Eighteen-year-old Louisiana native Kawliga had mentally prepared himself to talk to his parents throughout their entire trip to Biloxi, Mississippi. Finally, on the last day, he let it out. “I’m about to start my senior year of high school, and I’m getting more nervous as it approaches that I’m about to go to university and be surrounded by lots and lots of people,” he started out. Before his parents could interrupt, he continued. “Most of the other people will be vaccinated, and I don’t want to be put behind because I’m not.”
This fall Kawliga will start at Northwestern State University of Louisiana (NSU). Per state law, admission is dependent on proof of immunizations for a slew of contagious diseases, including the omnipresent mumps. And while requirements vary by state and university, most colleges mandate vaccinations, though religious exemption is a common way to opt out.
At NSU, Kawliga will be on a pre-nursing track in hopes of beginning a neonatal nurse practitioner. He chose the profession in large part because he grew up unvaccinated. Kawliga’s parents stopped his immunizations around the time he was 4 years old to appease his adamantly anti-vaxx grandparents. It wasn’t until middle school, after several localized measles outbreaks, that he realized he was the only unvaccinated kid in class. At the time, he thought, There has to be a reason that vaccination is so common. It can’t be as bad as my parents make it out to be.
As he began to independently research vaccines, he quickly came across studies proving how being unvaccinated puts others at risk for catching diseases. He says that his parents were more or less unaware of this fact. “I don’t have any sort of hate toward them; it’s just kind of frustrating that they don’t see the bigger picture,” he explains. By becoming an neonatal nurse, he’s doing what he says they never did — further the crusade toward vaccination.
Malik, a 17-year-old high school senior in British Columbia, is in a similar situation. He will major in general science this fall at the University of British Columbia’s Okanagan campus. For a class project two years ago, he was tasked with researching the false correlation between vaccines and autism. Though Malik knew his parents stopped vaccinating him at 2 years old, he never knew that meant he posed a health risk. He also didn’t realize questioning his mother on his vaccination status would spur an ongoing dispute. “Vaccinations were one of the first things I actively took a role against her on,” he explains. “Her anti-science inspired me to go into science.”
The path to self-vaccination requires unwavering assurance. In particular, it means going up against your parents even when you’re still pretty much completely dependent upon them. “I will pay out-of-pocket for all of this if it comes to that,” Kawliga told his. They relented, and his mother even took him to the doctor’s office last August so he could receive vaccinations for hepatitis, measles and meningitis.
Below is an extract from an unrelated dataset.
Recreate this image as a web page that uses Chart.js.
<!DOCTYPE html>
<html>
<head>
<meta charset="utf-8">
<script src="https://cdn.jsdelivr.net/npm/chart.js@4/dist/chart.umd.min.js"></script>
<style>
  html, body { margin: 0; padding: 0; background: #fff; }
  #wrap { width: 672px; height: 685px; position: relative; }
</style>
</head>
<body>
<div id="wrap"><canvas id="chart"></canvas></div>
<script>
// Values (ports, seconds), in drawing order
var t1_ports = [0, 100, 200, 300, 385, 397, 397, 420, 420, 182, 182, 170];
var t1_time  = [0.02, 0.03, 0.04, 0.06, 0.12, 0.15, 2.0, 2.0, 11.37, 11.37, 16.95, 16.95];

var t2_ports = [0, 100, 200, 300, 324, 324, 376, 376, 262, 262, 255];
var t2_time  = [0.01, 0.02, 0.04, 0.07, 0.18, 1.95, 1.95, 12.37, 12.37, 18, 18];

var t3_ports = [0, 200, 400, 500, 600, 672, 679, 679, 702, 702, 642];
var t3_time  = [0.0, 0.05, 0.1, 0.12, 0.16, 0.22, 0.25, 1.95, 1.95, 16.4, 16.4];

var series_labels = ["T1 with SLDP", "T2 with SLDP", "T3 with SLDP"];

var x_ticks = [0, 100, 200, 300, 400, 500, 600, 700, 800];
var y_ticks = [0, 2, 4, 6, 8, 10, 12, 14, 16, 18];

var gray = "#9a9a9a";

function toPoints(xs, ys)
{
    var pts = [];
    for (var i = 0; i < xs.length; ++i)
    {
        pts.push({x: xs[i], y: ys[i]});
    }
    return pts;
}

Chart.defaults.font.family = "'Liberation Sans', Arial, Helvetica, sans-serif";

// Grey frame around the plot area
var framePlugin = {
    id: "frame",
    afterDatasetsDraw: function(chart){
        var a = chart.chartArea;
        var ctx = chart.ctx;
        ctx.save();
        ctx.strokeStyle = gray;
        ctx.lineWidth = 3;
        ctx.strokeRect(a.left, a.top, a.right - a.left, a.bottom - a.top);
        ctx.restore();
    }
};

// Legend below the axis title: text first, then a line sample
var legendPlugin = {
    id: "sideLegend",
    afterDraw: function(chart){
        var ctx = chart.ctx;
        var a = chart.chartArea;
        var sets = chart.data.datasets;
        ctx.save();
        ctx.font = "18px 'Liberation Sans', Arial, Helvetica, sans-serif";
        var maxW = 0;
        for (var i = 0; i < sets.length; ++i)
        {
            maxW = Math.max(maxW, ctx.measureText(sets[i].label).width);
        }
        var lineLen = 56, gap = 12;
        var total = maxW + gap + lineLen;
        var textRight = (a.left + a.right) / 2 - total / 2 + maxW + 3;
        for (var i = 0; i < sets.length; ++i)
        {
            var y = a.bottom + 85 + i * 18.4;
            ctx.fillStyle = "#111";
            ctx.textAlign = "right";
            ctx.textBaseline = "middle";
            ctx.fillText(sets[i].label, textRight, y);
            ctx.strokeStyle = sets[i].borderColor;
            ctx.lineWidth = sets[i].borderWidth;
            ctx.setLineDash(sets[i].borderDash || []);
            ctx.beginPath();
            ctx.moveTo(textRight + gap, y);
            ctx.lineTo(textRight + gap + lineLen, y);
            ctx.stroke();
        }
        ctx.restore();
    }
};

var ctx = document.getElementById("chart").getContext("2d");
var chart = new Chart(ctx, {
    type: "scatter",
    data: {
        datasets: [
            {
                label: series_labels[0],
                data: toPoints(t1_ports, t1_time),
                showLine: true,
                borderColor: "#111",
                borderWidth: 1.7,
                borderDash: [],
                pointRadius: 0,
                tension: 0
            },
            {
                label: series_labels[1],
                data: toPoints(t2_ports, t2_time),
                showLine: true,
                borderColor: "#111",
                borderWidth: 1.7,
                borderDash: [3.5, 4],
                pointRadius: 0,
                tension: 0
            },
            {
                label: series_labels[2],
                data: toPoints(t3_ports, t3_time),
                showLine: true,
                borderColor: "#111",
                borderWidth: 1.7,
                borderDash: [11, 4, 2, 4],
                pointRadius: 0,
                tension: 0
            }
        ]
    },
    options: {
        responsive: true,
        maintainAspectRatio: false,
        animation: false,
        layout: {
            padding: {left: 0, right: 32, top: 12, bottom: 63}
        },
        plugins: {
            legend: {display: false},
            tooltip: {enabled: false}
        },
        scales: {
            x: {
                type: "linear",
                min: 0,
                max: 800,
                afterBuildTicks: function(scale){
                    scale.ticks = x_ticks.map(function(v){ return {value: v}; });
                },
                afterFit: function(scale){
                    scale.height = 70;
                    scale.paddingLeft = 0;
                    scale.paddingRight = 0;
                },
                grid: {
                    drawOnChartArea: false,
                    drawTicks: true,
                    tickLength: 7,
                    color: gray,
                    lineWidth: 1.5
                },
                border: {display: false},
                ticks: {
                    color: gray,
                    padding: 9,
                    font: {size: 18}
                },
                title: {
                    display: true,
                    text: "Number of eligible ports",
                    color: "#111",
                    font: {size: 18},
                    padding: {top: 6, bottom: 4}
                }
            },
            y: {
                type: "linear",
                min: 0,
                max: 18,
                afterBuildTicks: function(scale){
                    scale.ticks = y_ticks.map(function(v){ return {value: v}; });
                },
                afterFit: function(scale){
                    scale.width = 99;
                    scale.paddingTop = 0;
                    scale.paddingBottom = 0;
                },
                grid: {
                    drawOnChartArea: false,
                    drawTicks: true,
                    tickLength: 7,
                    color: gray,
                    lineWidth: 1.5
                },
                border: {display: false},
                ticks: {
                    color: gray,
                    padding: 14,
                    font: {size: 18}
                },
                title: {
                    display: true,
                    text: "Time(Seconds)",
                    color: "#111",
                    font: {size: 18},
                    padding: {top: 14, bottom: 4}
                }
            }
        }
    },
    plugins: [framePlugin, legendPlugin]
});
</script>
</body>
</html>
Malik wasn’t so fortunate and had to go it alone. British Columbia’s Infant Act allows children under the age of 19 to consent for medical treatments as long as a health-care professional believes it’s in their best interest and they fully understand the risks. The Canadian province also routinely administers vaccinations for meningitis and whooping cough (among other diseases) to most high school freshman. But three years ago, when Malik was up for his school-administered vaccines, his parents wouldn’t let him participate. Not knowing any better or what his legal rights were, Malik obliged.
A year later in 2017, when armed with knowledge of his rights, the then 15-year-old got his shots. “It was the least-painful needle I’ve ever gotten in my life,” he says. “They put a little Band-Aid on me, and I got a cookie.” Later that same day, he told his mom. He wanted to rub it in because she once “called me stupid, and that’s not okay. So I was gonna do it to prove her wrong.”
Besides, the vaccine stalemate is really just part of a larger family divide. “I’ve always been alienated from them in their education sense,” Malik says, particularly by his father, who is also a flat Earther. Malik is quick to note he does consider his father highly intelligent: “It’s just the feeling of knowing better than other people without actually being educated.”
Now accepted into college and fully vaccinated, both Kawliga and Malik are turning their focus to their siblings. Kawliga, for instance, has two younger sisters. The older one has some vaccines but not the youngest, a 3-year-old. “I worry about that constantly. She has nothing, nothing at all,” he says.
While Malik’s older sister and brother also chose to self-vaccinate, he has three younger siblings partially or entirely unvaccinated. He’s made it his mission to educate them, hoping by the time that they’re 15 and looking at colleges, they won’t find themselves in the same predicament he did. “I want to tell them about science enough that they believe in vaccines,” he says of his younger sisters. “I’ve done the same with my little brother who’s 14, so much so that he actually convinced my mom to let him get his own vaccines.”